“We wanted to see characters like ourselves, normalised on screen, who happen to be queer”

BY ELEANOR NOYCE, IMAGE BY ZAHRA SIDDIQUI

Describe your film in three words!

KAUSAR: Family fun love (and then if I can throw in another, HOT CHEETOS)

Could you tell me a little about your background as a filmmaker? What inspired you to get into film?

FAWZIA: I was an attorney in Chicago, lawyering by day and taking acting and improv classes at night. I left law to do comedy educational performances at colleges and military installations around the world. Then I started writing because I wasn’t being called in for roles that represented even one of my identities well, much less all of them. In the last two years, I’ve transitioned from actor-writer to writer-director because I wanted to be involved with every part of the storytelling process. The first short film I made The Queen Of My Dreams (co-written/co-directed with Ryan Logan) was about whether you could be gay, Muslim and love Bollywood romance all at the same time. This film was a very public conversation about a very private struggle. Making this film saved my life. Because through making this it, the answer I found to my question was, “Yes”.

Could you tell me a little bit about your film?

FAWZIA: The two shorts I directed at the festival are Noor & Layla and The Syed Family Xmas Ever Game Night. The first is a dramedy about reclaiming ritual through queer Muslim love and the other is a comedy about a Muslim girl bringing her queer partner home for the first time during a family game night. 

What LGBTQI themes does it tackle?

KAUSAR: First and foremost, it centers joy and family. 

We wanted to see characters like ourselves, normalised on screen, who happen to be queer. As queer folks, family isn’t necessarily something we all have access to (which is why many of us rely on found family too) but this aims to be a story where we can have them both. We can have the person we love and the family we love. 
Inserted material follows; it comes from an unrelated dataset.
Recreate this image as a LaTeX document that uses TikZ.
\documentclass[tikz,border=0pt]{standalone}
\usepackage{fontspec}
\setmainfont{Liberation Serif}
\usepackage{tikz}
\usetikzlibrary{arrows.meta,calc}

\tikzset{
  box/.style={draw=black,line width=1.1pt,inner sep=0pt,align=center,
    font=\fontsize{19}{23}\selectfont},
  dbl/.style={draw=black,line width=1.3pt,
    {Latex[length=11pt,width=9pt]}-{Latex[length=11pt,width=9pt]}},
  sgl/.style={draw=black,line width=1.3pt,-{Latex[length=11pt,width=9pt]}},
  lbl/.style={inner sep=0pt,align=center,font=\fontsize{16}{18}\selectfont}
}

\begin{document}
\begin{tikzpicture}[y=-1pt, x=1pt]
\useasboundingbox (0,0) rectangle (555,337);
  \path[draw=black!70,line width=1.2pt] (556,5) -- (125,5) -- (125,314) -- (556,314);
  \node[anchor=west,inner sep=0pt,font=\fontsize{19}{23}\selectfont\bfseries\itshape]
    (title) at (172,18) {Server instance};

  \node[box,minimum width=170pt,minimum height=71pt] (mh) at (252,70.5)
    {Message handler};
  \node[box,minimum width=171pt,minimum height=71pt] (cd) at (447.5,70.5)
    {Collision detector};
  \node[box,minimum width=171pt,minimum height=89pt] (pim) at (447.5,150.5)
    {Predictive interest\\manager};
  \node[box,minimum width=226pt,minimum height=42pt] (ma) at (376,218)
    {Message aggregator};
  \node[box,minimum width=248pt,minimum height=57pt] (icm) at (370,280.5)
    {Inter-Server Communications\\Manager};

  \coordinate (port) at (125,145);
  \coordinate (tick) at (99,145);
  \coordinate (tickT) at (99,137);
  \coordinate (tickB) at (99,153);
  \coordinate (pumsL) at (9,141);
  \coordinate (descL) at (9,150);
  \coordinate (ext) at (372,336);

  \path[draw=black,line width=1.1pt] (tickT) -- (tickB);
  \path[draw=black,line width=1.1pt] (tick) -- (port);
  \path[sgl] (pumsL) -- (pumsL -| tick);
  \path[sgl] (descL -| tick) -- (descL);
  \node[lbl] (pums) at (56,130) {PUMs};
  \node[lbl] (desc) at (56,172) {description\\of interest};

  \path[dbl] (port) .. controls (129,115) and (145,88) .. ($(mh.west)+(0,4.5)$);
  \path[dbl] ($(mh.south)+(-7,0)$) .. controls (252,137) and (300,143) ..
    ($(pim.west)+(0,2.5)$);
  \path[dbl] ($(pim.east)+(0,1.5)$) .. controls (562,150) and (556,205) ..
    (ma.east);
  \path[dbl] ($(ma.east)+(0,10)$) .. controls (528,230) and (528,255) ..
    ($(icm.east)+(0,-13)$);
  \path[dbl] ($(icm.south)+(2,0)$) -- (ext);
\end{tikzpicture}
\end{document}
We also want it to celebrate the power of queer partnership – for everybody to root for Noor and Luz and to see how their relationship helps Noor grow into a stronger person. 

What inspired you to write this film?

KAUSAR: I am the baby of two older sisters, who I love and adore very much. And one holiday season I was introducing them to my girlfriend for the first time, I was so nervous. My mind went on a downward spiral of all the things that could go wrong in their meeting, in me bringing a woman home for the first time, any bumps that could take place – and that’s how the short was born! I had to write it out and get it on paper as a way of sort of exorcising it from my brain. And of course, the actual meeting between them all was nothing like that, but ya know, it was scary! Bringing someone home for the first time always is because you want these people who you love so much to all get along. 

What does a screening at BFI Flare mean to you?

AWZIA: BFI Flare is such an incredible and supportive festival. I screened Signature Move here in-person in 2017, the feature I wrote and starred in. It’s incredible to be returning with two shorts I directed to share with the incredible BFI audiences!

Who is your favourite LGBTQI on-screen figure, be it a director, an actor or a character?

FAWZIA: I want to shout out the incredible queer Muslim artist community: I love my hair twin, Tan France. And I absolutely adore the work of Randa Jarrar, Maryam Keshavarz, Amrou Al-Kadhi, Amin El-Gamal, Mike Mosallam, Urvah Khan, Sahar B. Agustin-Maleki, Fariha Róisín, Tanais, Huriyyah Muhammed, Bilal Baig, Dua Saleh, Blair Imani, Sabrina Jalees, Rolla Selbak, Samra Habib, Wazina Zondon, Shamim Sarif, Terna Hamida, Kausar Mohammed, Fatimah Asghar, Zulfikar Ali Bhutto, Sameer Farooq and so many more. 

What is the importance of LGBTQI representation on-screen? What do you think the industry could do to improve positive representation? 

KAUSAR: It’s crucial because in so many places around the world, people are killed for being queer. It’s a matter of protecting our LGBTQI youth – telling them they don’t have to live in isolation, that they belong, that there is community. Representation on screen does that. I think to improve positive representation in the industry – we need to have more queer folks as a part of content creation at every level – actors, to writers, to directors, to executive producers. We need queer characters as LEADS in their own stories that allow us to live in humanity and dynamism – not just trauma. And we need to center the most impacted folks within our LGBTQI spaces – what are the stories of Black & Indigenous, disabled, undocumented people within our community – and use whatever platform we have to give them the mic. 

If you could have audiences take one message from your film, what would it be and why?

FAWZIA: From Noor & Layla, I want audiences to believe in and root for queer Muslim love. For Syed Family, I want queer Muslim folks of colour to see a family that is like their own and for all other audiences to connect and realise that families are families are families.

Finally: what do you think the future of film looks like?

KAUSAR: I know what I dream the future of film looks like – and I hope it looks real GAY and BIPOC-led!